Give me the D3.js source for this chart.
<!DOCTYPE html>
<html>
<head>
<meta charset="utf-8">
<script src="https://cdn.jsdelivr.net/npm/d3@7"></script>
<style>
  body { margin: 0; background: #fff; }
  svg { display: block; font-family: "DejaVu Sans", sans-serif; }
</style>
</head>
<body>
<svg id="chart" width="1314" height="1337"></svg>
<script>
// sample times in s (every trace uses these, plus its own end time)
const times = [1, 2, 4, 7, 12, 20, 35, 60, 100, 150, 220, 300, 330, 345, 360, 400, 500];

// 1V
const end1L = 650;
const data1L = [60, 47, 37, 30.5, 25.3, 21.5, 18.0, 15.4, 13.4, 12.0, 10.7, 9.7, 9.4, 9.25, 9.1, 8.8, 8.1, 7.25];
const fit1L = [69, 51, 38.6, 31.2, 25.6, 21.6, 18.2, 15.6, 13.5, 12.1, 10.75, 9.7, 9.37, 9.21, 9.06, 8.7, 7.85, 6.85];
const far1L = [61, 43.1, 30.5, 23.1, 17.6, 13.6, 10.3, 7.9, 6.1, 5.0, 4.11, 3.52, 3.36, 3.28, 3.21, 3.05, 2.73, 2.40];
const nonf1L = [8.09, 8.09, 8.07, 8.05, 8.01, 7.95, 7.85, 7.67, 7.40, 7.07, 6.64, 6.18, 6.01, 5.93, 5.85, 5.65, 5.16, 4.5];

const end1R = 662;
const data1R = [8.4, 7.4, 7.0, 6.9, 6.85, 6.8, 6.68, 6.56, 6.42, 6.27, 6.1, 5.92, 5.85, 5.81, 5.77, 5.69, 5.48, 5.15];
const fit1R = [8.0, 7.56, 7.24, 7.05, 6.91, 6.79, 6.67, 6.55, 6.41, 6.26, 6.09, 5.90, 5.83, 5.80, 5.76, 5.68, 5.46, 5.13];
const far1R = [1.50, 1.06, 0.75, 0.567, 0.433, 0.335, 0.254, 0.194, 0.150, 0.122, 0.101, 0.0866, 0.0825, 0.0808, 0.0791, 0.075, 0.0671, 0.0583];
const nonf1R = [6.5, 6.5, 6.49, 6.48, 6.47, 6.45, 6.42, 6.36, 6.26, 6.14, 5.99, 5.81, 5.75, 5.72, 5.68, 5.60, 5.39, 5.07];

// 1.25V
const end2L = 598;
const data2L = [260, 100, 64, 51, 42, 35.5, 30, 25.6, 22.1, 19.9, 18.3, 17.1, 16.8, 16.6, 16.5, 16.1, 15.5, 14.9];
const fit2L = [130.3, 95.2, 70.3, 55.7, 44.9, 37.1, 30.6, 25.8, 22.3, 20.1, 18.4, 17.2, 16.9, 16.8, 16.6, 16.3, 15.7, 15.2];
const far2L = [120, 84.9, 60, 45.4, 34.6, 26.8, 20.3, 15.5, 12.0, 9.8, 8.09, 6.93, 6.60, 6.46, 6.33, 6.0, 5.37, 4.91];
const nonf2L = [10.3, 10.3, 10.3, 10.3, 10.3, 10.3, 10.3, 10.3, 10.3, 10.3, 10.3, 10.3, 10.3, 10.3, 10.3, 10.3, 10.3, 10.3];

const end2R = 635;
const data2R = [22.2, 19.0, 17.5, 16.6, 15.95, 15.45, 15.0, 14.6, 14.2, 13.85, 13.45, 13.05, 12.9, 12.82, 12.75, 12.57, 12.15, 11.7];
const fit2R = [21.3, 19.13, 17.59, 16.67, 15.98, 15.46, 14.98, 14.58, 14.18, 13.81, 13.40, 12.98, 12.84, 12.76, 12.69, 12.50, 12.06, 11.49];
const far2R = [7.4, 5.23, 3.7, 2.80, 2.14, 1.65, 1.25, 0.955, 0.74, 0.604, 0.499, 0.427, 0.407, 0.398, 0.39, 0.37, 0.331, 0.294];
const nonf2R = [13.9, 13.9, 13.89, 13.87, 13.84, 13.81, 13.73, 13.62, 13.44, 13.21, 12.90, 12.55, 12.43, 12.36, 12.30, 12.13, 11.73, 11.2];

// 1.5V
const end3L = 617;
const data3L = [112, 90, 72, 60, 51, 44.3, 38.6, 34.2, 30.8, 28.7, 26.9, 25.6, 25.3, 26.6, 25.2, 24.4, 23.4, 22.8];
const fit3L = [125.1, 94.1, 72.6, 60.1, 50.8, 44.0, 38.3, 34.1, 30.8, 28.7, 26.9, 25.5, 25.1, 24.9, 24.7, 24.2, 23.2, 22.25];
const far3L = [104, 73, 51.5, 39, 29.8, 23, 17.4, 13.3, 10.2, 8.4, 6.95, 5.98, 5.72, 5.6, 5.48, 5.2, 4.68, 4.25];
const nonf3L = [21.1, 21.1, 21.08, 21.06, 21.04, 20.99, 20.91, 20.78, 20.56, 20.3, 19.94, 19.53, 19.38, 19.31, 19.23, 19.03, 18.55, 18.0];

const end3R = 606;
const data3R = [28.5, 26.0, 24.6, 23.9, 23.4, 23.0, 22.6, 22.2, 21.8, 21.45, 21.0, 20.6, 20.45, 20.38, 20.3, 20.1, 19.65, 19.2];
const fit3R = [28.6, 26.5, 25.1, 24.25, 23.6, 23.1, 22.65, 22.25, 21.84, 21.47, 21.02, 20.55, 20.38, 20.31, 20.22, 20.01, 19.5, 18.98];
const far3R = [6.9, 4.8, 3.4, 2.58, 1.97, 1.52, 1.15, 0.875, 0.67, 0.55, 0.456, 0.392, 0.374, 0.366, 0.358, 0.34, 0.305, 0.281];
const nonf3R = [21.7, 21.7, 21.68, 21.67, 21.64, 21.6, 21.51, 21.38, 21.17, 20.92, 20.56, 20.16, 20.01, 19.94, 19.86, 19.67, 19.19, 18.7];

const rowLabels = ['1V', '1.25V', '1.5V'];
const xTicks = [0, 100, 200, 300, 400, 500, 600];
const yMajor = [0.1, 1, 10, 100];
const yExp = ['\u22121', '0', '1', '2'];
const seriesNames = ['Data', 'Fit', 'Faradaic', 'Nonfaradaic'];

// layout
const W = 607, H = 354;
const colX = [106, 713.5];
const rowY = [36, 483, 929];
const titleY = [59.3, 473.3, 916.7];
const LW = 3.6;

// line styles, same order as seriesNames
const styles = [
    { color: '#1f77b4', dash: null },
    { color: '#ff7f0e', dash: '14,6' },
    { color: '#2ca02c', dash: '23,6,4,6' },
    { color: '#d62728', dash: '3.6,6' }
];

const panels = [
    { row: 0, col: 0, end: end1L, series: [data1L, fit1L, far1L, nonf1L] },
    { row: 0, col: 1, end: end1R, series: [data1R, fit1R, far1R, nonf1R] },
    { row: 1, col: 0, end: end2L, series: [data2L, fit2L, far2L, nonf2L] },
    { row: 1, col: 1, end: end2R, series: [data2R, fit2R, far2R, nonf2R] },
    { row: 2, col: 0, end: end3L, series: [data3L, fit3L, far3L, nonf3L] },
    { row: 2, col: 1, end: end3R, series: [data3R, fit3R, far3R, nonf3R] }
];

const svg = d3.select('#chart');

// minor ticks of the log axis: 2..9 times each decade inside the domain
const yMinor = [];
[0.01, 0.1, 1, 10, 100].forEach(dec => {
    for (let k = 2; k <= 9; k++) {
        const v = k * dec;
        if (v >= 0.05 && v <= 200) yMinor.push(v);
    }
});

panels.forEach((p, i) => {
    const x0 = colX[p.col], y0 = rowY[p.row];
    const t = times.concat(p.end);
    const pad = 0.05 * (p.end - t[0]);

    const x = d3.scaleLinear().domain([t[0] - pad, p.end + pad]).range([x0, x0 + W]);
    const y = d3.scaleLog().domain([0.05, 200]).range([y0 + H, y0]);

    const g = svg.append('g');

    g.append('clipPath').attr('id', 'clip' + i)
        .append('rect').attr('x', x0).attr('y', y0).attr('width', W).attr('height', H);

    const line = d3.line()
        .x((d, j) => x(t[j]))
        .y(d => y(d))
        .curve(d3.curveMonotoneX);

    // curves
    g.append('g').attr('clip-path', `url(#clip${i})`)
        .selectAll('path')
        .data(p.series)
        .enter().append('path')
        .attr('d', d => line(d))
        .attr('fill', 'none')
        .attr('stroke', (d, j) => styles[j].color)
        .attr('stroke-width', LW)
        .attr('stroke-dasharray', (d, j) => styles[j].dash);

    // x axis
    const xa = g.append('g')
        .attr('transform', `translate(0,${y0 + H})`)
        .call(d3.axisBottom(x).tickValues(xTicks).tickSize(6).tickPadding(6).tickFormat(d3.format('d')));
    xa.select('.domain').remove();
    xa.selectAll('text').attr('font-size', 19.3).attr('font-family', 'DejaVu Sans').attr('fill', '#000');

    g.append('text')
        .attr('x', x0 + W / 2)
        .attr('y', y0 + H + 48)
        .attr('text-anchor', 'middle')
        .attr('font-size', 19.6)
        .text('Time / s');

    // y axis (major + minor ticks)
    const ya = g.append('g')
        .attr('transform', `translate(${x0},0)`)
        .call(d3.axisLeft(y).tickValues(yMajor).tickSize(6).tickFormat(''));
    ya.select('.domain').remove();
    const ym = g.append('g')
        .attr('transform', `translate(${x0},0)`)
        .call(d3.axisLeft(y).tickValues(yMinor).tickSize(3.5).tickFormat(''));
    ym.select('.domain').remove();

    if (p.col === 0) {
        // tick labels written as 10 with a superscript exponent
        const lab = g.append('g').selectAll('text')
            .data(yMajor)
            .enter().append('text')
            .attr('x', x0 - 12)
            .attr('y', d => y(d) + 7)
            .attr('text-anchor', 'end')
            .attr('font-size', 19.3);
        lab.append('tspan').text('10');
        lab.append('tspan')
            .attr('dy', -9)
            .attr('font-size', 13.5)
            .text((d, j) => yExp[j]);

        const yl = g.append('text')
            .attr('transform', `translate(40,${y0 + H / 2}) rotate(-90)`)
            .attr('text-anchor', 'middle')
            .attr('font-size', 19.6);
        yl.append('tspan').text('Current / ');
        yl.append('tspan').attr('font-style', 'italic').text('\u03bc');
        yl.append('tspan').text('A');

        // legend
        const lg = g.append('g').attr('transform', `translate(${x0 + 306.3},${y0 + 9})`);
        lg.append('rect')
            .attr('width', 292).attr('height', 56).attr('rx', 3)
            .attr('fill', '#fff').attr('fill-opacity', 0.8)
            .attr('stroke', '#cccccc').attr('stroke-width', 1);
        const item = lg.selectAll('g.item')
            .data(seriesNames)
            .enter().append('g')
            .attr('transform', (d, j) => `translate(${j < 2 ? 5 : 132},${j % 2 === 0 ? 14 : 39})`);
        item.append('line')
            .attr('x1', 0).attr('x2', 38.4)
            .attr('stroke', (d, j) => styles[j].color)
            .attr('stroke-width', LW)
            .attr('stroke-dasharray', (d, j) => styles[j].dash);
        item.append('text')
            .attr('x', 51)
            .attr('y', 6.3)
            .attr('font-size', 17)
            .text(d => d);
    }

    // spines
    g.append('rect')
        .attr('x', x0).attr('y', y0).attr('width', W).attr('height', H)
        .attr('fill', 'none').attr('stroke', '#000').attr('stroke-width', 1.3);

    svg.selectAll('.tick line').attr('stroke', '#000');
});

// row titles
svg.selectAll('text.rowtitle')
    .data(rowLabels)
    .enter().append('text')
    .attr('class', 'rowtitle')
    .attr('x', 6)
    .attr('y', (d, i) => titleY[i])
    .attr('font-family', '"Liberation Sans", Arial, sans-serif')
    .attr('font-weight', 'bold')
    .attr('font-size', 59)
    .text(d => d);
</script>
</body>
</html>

━━━━━━

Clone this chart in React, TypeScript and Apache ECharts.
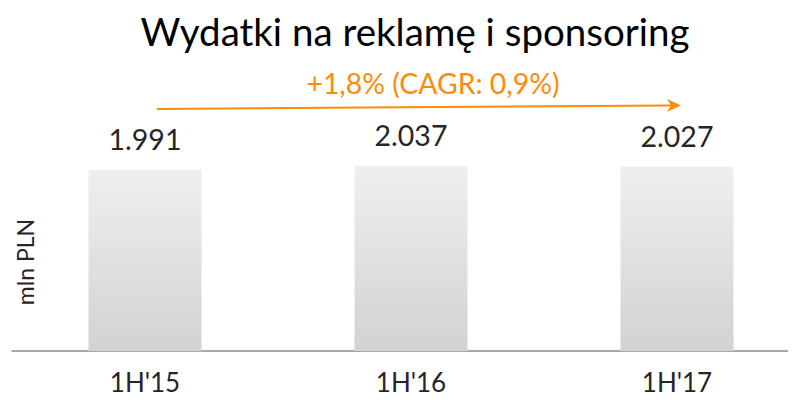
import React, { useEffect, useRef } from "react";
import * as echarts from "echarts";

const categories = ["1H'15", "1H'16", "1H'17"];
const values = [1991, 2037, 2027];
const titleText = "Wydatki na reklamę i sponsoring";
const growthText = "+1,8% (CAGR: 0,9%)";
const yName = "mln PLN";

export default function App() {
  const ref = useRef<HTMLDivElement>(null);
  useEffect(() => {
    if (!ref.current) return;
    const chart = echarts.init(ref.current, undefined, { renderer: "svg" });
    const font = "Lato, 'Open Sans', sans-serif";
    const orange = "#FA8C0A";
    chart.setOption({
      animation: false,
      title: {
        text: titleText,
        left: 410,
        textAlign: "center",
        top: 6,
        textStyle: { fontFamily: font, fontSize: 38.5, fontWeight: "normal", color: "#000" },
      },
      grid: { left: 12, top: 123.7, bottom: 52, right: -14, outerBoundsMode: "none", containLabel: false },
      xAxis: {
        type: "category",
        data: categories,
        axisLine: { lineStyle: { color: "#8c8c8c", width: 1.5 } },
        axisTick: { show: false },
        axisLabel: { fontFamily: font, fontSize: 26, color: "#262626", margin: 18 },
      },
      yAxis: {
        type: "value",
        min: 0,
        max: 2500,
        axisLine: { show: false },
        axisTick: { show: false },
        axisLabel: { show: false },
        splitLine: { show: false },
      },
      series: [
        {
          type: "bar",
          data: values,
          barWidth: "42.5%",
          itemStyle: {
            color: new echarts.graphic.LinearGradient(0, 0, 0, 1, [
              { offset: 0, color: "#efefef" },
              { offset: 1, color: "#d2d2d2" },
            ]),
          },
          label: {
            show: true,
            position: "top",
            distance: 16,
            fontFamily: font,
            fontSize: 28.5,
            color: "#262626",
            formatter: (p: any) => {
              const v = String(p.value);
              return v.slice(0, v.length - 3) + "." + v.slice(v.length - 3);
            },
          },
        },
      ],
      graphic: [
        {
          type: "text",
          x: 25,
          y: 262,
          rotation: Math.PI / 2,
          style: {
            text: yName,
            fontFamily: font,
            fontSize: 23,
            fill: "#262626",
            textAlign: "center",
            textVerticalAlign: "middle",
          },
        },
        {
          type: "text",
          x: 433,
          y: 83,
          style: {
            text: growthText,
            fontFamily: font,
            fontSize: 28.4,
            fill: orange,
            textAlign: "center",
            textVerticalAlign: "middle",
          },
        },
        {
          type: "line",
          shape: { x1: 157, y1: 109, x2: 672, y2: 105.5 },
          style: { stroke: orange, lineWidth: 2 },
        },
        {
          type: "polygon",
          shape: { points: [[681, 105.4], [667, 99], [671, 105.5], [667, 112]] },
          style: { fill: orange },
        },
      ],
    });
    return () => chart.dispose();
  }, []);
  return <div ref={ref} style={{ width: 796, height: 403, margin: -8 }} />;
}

━━━━━━

Required work: Exactly as written, return the lines from the line containing "Give me the D3.js source for this chart." through the line containing "5.60, 5.39, 5.07];", both included.

Solution to this problem:
Give me the D3.js source for this chart.
<!DOCTYPE html>
<html>
<head>
<meta charset="utf-8">
<script src="https://cdn.jsdelivr.net/npm/d3@7"></script>
<style>
  body { margin: 0; background: #fff; }
  svg { display: block; font-family: "DejaVu Sans", sans-serif; }
</style>
</head>
<body>
<svg id="chart" width="1314" height="1337"></svg>
<script>
// sample times in s (every trace uses these, plus its own end time)
const times = [1, 2, 4, 7, 12, 20, 35, 60, 100, 150, 220, 300, 330, 345, 360, 400, 500];

// 1V
const end1L = 650;
const data1L = [60, 47, 37, 30.5, 25.3, 21.5, 18.0, 15.4, 13.4, 12.0, 10.7, 9.7, 9.4, 9.25, 9.1, 8.8, 8.1, 7.25];
const fit1L = [69, 51, 38.6, 31.2, 25.6, 21.6, 18.2, 15.6, 13.5, 12.1, 10.75, 9.7, 9.37, 9.21, 9.06, 8.7, 7.85, 6.85];
const far1L = [61, 43.1, 30.5, 23.1, 17.6, 13.6, 10.3, 7.9, 6.1, 5.0, 4.11, 3.52, 3.36, 3.28, 3.21, 3.05, 2.73, 2.40];
const nonf1L = [8.09, 8.09, 8.07, 8.05, 8.01, 7.95, 7.85, 7.67, 7.40, 7.07, 6.64, 6.18, 6.01, 5.93, 5.85, 5.65, 5.16, 4.5];

const end1R = 662;
const data1R = [8.4, 7.4, 7.0, 6.9, 6.85, 6.8, 6.68, 6.56, 6.42, 6.27, 6.1, 5.92, 5.85, 5.81, 5.77, 5.69, 5.48, 5.15];
const fit1R = [8.0, 7.56, 7.24, 7.05, 6.91, 6.79, 6.67, 6.55, 6.41, 6.26, 6.09, 5.90, 5.83, 5.80, 5.76, 5.68, 5.46, 5.13];
const far1R = [1.50, 1.06, 0.75, 0.567, 0.433, 0.335, 0.254, 0.194, 0.150, 0.122, 0.101, 0.0866, 0.0825, 0.0808, 0.0791, 0.075, 0.0671, 0.0583];
const nonf1R = [6.5, 6.5, 6.49, 6.48, 6.47, 6.45, 6.42, 6.36, 6.26, 6.14, 5.99, 5.81, 5.75, 5.72, 5.68, 5.60, 5.39, 5.07];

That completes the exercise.